David Villa has injured his left tibia in Barcelona's FIFA Club World Cup match-up with Al Sadd, putting an end to speculation that the striker is set for a move to Liverpool.
Transfer rumours seemed to go into overdrive surrounding Villa's future yesterday, to the point where Pep Guardiola had to come out and quash reports of a move for the star.
Spanish paper Marca, which is known to be a supporter of Real Madrid, appears to be the source for the Liverpool link, and Guardiola went so far as to call the news source 'liars' for their reports connecting Villa to a move.
"Marca lie. I have not spoken to David after the last match in Madrid, but all of the players are in my plans," he said.
"I am the one who comes up with 25 different line-ups during the season because I feel that is the best thing to do.
"Most of the players that are here now will continue for the rest of this season and the next."
The link to Liverpool was tenuous anyway, and with Villa reportedly holding a €40 million price tag, the sale seemed very unlikely as January rolls closer.
But now that Villa has broken his shin bone, and could be out for at least two months, the transfer appears more unlikely than ever, with the Spain international's chances of being a part of the Euros threatened as well.

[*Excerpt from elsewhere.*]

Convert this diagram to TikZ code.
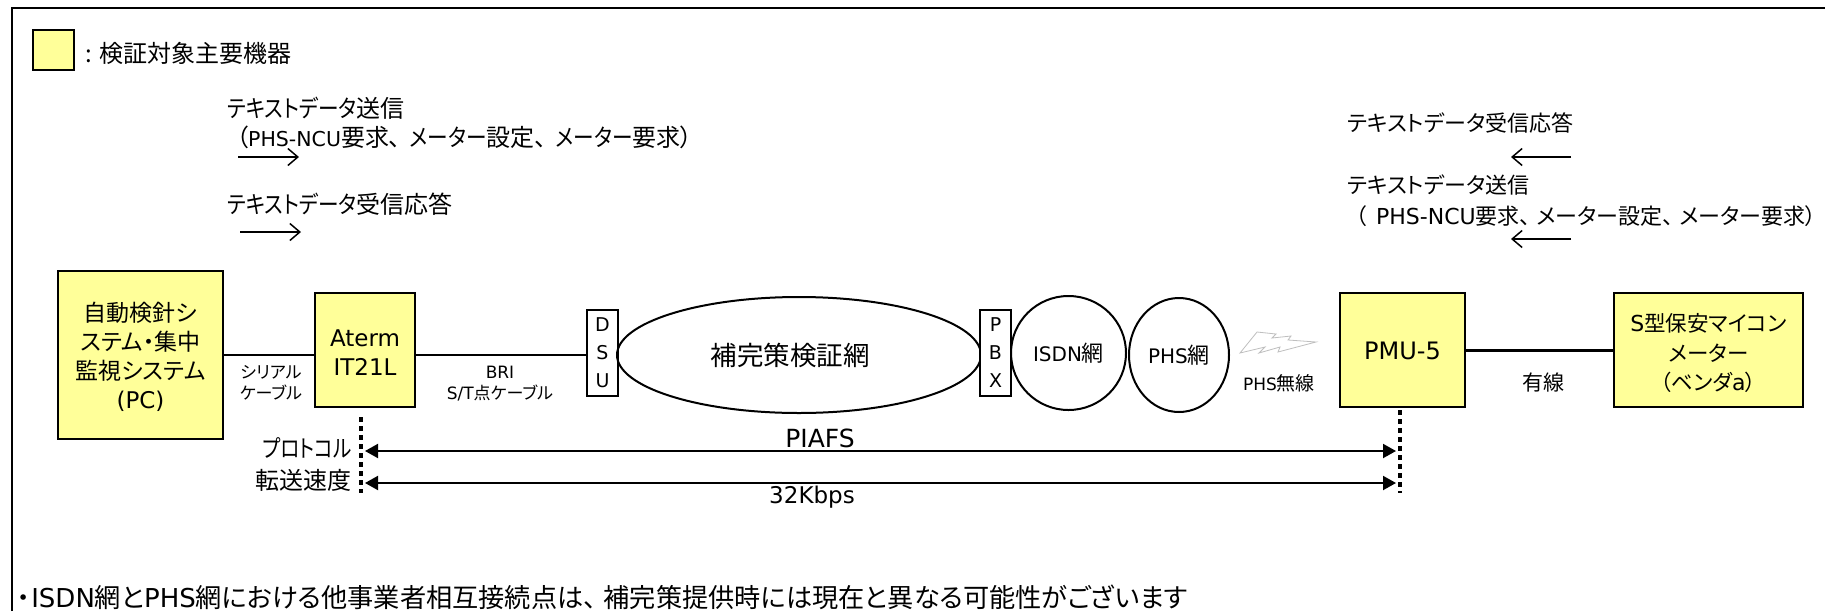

Villa was carried off on a stretcher in the 39th minute after landing on his leg today, and Barcelona confirmed the injury shortly after on their official website.
Liverpool will continue to be linked to a wide range of players in preparation for the January transfer window, with Kenny Dalglish revealing today that the side have the option to purchase more players if they feel they will improve the squad.
"We have the option to add if we want to, but we also have another option that we don't have to," he said.
But Dalglish wouldn't speculate on which players he is chasing, telling reporters: "It doesn't matter what we say, there is going to be speculation in the newspapers - but we won't be here to answer every question that's in newspapers.
"We'll do our business the way we've been brought up to do our business, and that's privately behind closed doors."